● **REQUIRED TASK**: Pictures stay out of this copy, which runs from the first line of the material through the line containing "const rightTicks = [0,50,100,150,200,250,300];".
+++ SUPPLIED INFORMATION +++
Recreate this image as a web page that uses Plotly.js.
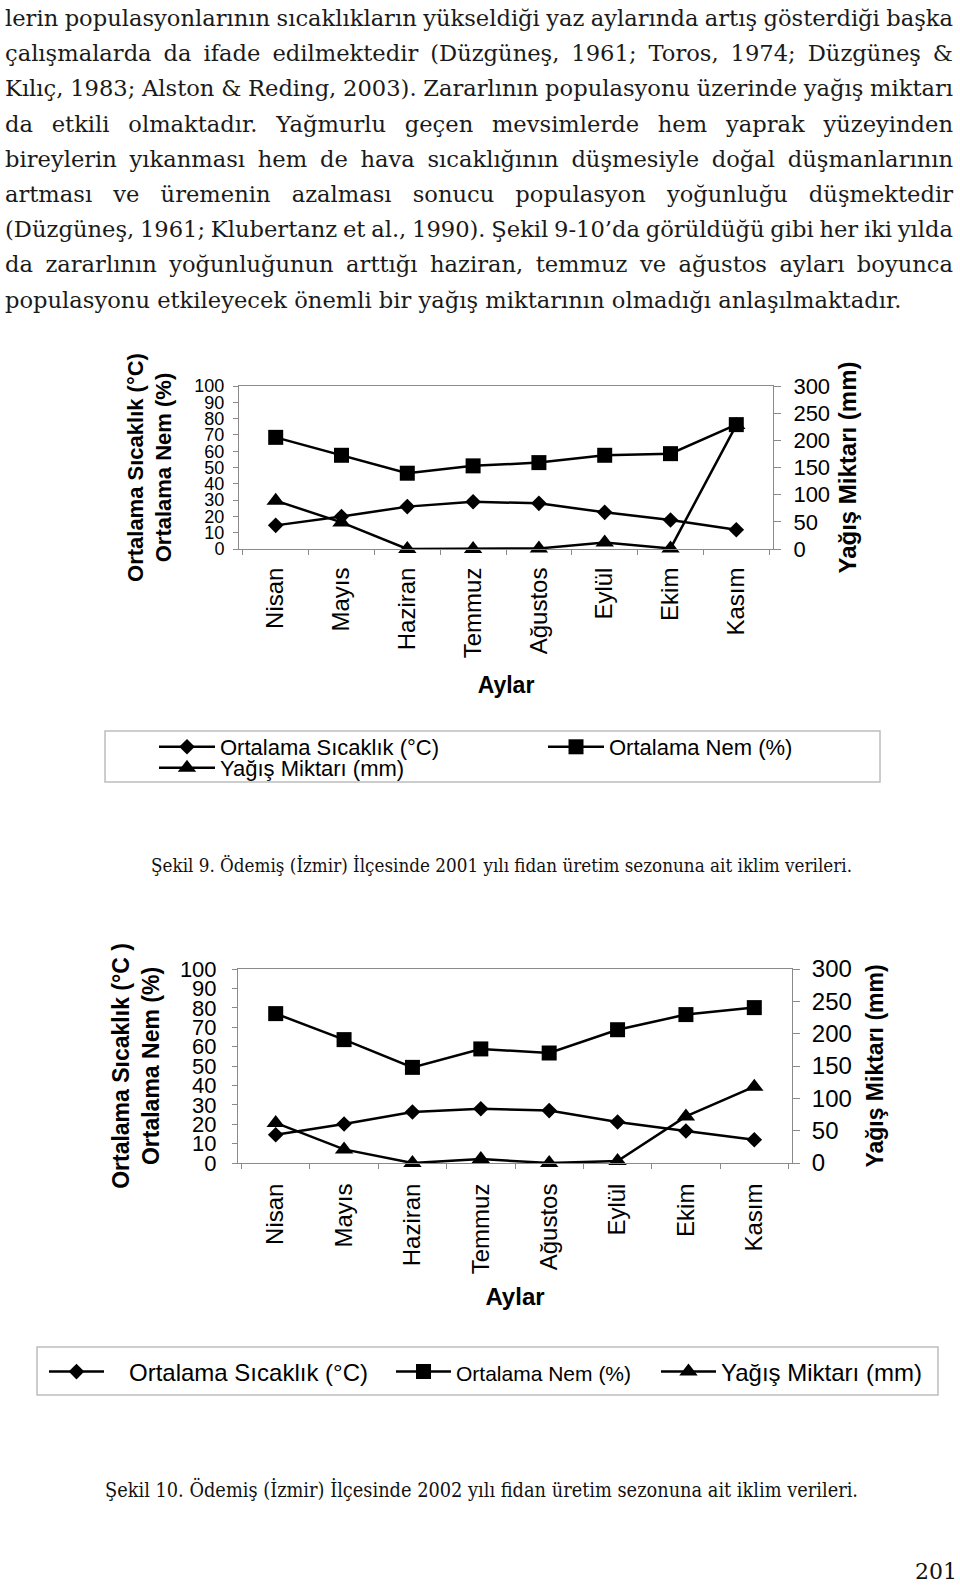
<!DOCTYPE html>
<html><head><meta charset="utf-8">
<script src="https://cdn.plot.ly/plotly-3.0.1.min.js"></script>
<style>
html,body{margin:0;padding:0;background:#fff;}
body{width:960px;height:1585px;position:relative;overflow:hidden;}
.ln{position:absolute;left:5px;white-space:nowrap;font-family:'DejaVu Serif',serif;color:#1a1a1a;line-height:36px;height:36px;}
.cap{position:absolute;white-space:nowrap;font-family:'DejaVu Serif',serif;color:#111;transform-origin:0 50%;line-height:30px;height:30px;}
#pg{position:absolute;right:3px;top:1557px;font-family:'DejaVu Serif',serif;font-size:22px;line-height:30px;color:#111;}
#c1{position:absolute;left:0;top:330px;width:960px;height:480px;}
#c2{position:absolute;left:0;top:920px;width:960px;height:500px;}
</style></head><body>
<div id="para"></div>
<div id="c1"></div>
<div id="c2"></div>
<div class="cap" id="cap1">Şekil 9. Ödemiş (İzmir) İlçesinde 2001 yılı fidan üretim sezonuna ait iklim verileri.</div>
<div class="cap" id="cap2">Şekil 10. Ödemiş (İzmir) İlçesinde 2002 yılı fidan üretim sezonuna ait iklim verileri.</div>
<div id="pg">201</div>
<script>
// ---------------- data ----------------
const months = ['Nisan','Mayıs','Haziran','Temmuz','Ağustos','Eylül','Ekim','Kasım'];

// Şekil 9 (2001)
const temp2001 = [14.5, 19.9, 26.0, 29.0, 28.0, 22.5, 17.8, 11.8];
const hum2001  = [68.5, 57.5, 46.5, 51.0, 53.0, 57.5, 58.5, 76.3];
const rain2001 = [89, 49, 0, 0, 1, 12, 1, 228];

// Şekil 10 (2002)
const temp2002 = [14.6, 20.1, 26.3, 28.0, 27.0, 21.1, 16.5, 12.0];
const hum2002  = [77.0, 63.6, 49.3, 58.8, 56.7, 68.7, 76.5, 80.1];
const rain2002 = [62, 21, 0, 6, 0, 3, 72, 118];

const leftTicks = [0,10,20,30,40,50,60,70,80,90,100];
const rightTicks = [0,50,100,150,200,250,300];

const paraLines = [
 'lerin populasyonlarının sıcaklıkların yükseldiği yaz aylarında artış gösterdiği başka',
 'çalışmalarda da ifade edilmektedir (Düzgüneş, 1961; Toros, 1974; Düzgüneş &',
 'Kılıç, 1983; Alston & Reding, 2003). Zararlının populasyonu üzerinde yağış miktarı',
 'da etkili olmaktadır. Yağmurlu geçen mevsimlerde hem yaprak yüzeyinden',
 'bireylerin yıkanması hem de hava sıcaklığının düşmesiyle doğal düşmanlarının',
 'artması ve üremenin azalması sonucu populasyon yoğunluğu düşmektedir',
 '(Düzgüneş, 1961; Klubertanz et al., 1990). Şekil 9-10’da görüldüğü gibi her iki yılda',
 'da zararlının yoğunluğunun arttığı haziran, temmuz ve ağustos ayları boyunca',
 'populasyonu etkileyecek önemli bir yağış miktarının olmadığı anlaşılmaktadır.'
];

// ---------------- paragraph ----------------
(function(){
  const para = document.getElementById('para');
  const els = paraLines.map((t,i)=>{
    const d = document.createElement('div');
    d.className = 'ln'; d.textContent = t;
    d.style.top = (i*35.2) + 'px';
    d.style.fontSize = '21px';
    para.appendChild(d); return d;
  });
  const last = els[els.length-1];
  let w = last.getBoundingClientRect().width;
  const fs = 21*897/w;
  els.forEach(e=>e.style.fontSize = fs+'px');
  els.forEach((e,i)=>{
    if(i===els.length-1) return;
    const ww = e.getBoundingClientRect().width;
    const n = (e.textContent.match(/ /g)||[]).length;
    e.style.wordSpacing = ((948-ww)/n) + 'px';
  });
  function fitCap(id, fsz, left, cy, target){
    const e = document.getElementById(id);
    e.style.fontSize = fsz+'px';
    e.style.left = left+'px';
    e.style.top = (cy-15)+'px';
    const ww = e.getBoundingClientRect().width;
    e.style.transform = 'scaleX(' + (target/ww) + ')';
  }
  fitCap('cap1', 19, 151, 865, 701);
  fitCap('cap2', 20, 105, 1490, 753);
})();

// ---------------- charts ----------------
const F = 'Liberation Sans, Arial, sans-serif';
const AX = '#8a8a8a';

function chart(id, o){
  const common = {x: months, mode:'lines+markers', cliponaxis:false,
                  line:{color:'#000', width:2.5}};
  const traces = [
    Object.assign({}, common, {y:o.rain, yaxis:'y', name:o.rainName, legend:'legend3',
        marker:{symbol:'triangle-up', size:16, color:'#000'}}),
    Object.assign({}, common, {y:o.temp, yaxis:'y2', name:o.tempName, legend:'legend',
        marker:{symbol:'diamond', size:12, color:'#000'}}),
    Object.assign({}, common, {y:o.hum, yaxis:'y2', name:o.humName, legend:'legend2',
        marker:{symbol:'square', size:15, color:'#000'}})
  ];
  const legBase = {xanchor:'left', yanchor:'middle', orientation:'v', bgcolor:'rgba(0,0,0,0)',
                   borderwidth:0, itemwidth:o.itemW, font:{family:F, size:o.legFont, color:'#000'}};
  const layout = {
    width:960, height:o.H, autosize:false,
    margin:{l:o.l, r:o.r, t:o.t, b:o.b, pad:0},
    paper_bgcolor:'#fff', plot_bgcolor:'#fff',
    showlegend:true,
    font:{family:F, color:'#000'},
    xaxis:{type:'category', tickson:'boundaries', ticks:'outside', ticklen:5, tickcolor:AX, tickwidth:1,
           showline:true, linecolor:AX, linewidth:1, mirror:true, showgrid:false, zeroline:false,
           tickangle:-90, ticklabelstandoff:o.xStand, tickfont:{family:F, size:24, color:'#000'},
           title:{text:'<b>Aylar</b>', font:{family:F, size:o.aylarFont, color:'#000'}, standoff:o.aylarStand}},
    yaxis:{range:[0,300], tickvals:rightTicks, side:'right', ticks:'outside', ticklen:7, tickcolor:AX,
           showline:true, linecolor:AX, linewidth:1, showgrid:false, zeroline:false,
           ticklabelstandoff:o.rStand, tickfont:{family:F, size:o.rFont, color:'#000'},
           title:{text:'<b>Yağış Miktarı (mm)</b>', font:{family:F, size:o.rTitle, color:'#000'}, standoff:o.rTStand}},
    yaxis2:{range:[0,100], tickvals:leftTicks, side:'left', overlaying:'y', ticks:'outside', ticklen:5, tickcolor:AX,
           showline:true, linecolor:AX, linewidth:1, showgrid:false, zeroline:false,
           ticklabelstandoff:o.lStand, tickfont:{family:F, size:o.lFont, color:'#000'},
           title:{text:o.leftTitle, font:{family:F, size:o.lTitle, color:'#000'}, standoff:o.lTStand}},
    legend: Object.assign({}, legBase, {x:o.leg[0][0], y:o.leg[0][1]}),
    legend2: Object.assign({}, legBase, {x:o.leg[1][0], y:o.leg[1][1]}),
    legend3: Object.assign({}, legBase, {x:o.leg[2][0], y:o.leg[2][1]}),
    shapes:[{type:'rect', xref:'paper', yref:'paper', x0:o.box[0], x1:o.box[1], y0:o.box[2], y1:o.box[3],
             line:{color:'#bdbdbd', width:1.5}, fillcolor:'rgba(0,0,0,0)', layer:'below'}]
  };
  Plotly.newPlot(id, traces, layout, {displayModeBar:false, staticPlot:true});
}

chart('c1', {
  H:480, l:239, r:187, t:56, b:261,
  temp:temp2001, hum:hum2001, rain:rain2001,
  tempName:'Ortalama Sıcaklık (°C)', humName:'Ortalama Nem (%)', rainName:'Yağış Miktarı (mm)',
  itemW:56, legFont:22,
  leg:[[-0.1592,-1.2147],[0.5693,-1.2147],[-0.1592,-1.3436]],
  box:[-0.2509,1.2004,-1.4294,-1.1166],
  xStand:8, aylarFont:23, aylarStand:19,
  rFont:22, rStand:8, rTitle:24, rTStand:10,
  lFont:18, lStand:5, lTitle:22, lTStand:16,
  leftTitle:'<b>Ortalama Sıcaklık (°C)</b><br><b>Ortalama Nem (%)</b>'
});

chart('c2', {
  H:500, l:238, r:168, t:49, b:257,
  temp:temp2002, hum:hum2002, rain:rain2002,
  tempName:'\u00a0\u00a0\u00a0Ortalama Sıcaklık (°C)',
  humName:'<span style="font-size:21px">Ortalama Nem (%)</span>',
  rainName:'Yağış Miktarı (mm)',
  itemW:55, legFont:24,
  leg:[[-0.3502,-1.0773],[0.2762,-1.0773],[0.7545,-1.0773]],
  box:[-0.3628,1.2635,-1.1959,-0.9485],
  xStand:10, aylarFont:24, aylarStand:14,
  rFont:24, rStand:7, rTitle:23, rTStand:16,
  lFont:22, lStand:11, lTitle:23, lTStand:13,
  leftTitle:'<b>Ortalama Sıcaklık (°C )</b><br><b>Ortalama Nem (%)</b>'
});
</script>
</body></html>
+++
● **REPLY TO THE TASK**:
Recreate this image as a web page that uses Plotly.js.
<!DOCTYPE html>
<html><head><meta charset="utf-8">
<script src="https://cdn.plot.ly/plotly-3.0.1.min.js"></script>
<style>
html,body{margin:0;padding:0;background:#fff;}
body{width:960px;height:1585px;position:relative;overflow:hidden;}
.ln{position:absolute;left:5px;white-space:nowrap;font-family:'DejaVu Serif',serif;color:#1a1a1a;line-height:36px;height:36px;}
.cap{position:absolute;white-space:nowrap;font-family:'DejaVu Serif',serif;color:#111;transform-origin:0 50%;line-height:30px;height:30px;}
#pg{position:absolute;right:3px;top:1557px;font-family:'DejaVu Serif',serif;font-size:22px;line-height:30px;color:#111;}
#c1{position:absolute;left:0;top:330px;width:960px;height:480px;}
#c2{position:absolute;left:0;top:920px;width:960px;height:500px;}
</style></head><body>
<div id="para"></div>
<div id="c1"></div>
<div id="c2"></div>
<div class="cap" id="cap1">Şekil 9. Ödemiş (İzmir) İlçesinde 2001 yılı fidan üretim sezonuna ait iklim verileri.</div>
<div class="cap" id="cap2">Şekil 10. Ödemiş (İzmir) İlçesinde 2002 yılı fidan üretim sezonuna ait iklim verileri.</div>
<div id="pg">201</div>
<script>
// ---------------- data ----------------
const months = ['Nisan','Mayıs','Haziran','Temmuz','Ağustos','Eylül','Ekim','Kasım'];

// Şekil 9 (2001)
const temp2001 = [14.5, 19.9, 26.0, 29.0, 28.0, 22.5, 17.8, 11.8];
const hum2001  = [68.5, 57.5, 46.5, 51.0, 53.0, 57.5, 58.5, 76.3];
const rain2001 = [89, 49, 0, 0, 1, 12, 1, 228];

// Şekil 10 (2002)
const temp2002 = [14.6, 20.1, 26.3, 28.0, 27.0, 21.1, 16.5, 12.0];
const hum2002  = [77.0, 63.6, 49.3, 58.8, 56.7, 68.7, 76.5, 80.1];
const rain2002 = [62, 21, 0, 6, 0, 3, 72, 118];

const leftTicks = [0,10,20,30,40,50,60,70,80,90,100];
const rightTicks = [0,50,100,150,200,250,300];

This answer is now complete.